## BEGIN Supplied material

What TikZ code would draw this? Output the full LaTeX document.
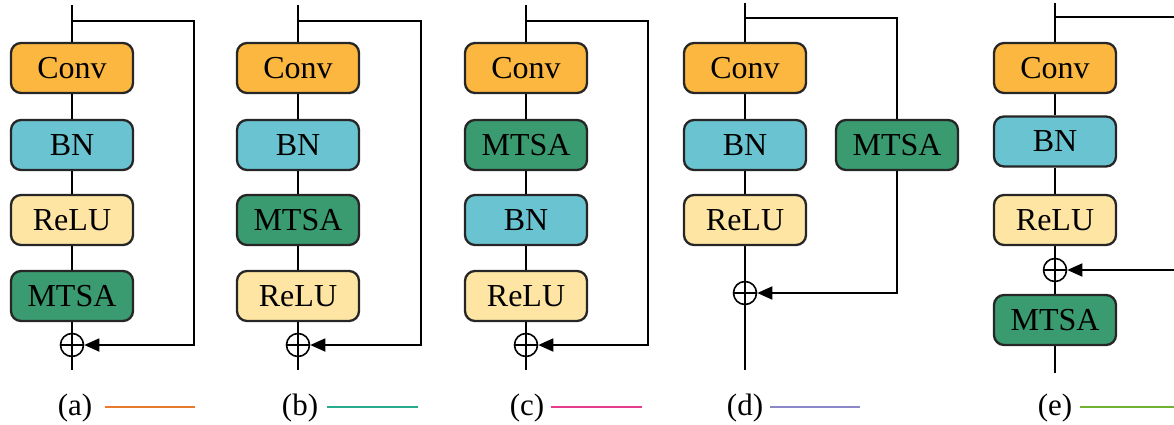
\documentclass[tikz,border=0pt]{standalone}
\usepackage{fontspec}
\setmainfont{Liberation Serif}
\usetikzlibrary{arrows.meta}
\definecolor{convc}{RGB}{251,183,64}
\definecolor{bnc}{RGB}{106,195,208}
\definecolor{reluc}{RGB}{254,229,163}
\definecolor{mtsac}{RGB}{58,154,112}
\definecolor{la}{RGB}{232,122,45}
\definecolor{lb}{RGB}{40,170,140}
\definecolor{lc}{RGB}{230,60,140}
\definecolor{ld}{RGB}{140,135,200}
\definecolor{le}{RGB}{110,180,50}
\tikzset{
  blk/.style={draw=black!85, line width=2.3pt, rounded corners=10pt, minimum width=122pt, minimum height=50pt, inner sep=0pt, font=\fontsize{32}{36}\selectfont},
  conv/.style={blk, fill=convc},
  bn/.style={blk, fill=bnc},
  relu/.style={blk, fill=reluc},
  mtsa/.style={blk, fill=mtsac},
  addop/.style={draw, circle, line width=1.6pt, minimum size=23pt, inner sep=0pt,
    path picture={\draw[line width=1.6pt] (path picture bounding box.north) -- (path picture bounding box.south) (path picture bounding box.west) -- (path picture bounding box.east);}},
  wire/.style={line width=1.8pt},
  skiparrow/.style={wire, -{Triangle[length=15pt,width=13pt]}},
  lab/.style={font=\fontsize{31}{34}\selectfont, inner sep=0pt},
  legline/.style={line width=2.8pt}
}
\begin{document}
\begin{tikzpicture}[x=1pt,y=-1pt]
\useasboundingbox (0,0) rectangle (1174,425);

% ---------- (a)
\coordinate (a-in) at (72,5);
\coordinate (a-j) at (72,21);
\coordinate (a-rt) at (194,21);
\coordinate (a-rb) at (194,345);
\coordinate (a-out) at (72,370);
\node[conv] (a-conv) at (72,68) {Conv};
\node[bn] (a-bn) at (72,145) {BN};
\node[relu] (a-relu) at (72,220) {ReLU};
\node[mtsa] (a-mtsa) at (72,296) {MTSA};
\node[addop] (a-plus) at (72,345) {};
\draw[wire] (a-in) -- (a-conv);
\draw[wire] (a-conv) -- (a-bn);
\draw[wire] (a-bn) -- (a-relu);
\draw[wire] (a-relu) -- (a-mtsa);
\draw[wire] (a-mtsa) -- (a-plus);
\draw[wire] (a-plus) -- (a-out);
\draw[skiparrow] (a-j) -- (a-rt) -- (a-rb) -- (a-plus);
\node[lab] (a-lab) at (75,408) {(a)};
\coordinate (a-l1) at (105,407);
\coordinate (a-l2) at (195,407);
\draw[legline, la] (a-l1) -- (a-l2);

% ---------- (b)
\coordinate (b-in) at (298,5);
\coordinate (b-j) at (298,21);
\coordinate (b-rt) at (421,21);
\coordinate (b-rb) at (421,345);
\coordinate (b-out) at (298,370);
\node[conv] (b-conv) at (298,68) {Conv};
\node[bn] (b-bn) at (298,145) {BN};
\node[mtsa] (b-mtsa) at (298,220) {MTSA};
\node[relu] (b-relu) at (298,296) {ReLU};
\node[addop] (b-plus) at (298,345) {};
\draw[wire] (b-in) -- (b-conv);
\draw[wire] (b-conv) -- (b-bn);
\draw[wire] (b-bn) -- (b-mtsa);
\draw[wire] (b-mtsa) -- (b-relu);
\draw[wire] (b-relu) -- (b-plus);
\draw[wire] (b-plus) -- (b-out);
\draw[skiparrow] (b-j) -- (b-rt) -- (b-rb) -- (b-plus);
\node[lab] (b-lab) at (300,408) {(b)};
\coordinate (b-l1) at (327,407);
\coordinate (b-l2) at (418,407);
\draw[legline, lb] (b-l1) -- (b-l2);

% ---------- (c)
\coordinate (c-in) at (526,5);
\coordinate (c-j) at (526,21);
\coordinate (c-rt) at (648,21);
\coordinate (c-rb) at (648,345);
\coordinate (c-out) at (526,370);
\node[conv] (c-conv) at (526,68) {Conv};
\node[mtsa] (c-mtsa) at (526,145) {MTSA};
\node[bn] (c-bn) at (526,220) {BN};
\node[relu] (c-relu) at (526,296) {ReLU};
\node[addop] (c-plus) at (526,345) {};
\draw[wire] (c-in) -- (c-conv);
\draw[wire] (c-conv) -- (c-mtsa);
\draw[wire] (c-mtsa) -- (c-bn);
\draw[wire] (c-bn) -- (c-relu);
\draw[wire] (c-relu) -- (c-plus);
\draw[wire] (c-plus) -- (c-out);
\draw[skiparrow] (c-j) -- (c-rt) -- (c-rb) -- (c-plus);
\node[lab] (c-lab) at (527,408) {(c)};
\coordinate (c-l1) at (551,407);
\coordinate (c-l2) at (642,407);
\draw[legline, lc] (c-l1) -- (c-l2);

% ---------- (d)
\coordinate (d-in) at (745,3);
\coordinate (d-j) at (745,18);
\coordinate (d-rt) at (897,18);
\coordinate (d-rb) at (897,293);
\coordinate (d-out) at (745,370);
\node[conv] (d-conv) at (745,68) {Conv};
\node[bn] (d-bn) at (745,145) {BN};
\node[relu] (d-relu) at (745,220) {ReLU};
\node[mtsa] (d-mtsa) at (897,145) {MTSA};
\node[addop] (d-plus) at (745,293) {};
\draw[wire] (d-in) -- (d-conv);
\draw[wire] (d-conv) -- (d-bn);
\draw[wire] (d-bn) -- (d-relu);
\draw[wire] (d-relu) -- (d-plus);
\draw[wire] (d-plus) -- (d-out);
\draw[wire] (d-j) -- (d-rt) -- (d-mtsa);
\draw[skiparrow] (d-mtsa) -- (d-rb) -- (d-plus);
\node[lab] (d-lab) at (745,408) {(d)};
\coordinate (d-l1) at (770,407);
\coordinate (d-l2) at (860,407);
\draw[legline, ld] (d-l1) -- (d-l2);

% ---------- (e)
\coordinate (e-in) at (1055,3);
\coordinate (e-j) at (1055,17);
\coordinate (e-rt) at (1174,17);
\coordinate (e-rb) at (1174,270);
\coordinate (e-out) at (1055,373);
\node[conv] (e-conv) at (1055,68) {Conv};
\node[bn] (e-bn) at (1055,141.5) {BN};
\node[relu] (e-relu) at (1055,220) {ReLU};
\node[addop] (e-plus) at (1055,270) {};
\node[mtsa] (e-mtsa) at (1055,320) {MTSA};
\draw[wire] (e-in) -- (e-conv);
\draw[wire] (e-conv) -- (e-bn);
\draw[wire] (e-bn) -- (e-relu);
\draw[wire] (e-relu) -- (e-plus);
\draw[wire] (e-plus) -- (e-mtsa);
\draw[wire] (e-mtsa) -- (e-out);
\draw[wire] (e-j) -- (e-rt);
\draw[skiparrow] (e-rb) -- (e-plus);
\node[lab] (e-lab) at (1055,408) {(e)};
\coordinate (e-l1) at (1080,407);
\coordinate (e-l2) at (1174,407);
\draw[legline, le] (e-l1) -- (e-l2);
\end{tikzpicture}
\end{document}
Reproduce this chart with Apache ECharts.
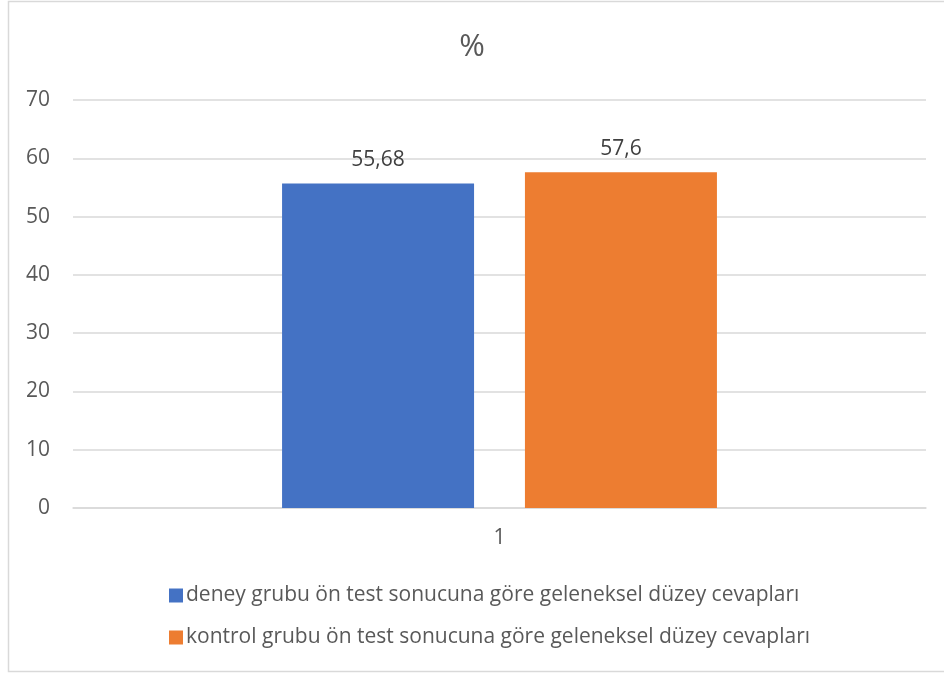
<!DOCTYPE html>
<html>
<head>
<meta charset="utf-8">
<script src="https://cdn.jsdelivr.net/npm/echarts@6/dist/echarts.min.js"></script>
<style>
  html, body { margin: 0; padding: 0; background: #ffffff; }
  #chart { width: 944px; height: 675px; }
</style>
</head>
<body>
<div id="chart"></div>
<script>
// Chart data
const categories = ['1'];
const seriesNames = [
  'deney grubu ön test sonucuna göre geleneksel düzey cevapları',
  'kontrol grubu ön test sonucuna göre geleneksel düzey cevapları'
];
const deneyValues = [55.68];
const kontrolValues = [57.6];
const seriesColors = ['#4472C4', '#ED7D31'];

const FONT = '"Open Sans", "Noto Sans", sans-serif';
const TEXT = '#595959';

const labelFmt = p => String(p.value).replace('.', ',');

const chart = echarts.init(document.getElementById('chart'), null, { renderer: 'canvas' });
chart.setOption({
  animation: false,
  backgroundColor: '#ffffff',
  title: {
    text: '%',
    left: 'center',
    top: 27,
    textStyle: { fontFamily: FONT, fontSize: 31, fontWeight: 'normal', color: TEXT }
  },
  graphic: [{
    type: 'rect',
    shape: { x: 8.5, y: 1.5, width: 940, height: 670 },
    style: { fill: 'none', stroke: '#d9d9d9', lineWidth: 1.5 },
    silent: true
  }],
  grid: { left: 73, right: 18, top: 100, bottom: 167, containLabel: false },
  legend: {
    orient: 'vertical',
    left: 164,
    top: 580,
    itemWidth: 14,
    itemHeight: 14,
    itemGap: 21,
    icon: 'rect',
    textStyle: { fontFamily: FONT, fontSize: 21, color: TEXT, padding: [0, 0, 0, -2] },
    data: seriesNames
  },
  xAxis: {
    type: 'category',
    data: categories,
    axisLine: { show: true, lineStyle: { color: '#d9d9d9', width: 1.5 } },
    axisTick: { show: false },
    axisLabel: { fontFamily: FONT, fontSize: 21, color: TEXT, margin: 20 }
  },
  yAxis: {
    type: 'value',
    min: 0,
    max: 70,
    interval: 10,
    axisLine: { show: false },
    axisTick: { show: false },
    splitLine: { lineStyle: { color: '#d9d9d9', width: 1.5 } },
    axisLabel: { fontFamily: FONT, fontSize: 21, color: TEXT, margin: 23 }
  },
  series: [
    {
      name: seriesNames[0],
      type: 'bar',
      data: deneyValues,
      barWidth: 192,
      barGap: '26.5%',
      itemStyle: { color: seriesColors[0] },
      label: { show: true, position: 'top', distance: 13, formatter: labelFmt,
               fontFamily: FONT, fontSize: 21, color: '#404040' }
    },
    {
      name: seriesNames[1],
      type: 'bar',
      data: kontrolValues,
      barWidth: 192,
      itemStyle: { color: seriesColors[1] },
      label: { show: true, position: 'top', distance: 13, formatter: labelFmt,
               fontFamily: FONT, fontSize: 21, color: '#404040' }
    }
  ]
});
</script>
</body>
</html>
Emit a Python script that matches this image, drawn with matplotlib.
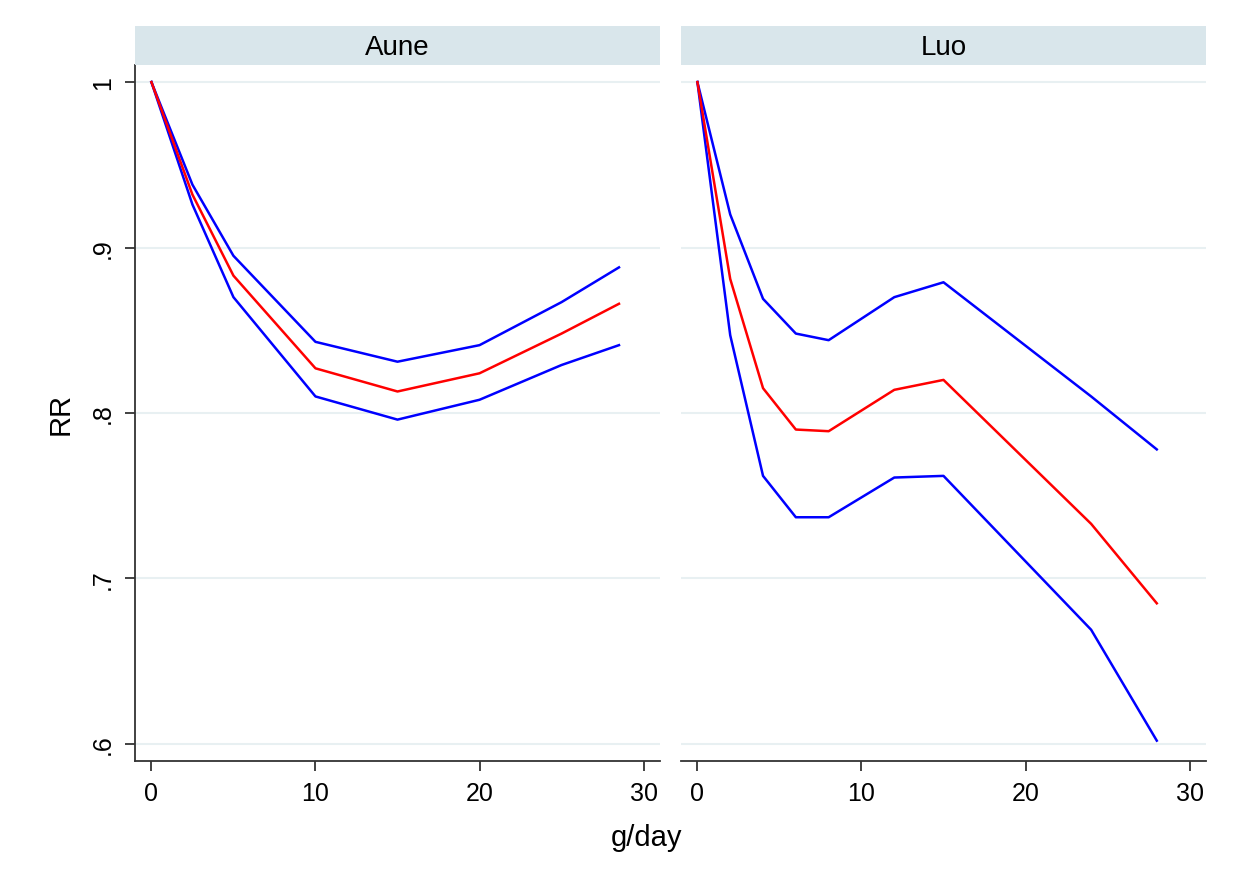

## END Supplied material

#### Direction
Copy all lines from the material that hold "script".

#### Output for this exercise
<script src="https://cdn.jsdelivr.net/npm/echarts@6/dist/echarts.min.js"></script>
<script>
</script>
Emit a Python script that matches this image, drawn with matplotlib.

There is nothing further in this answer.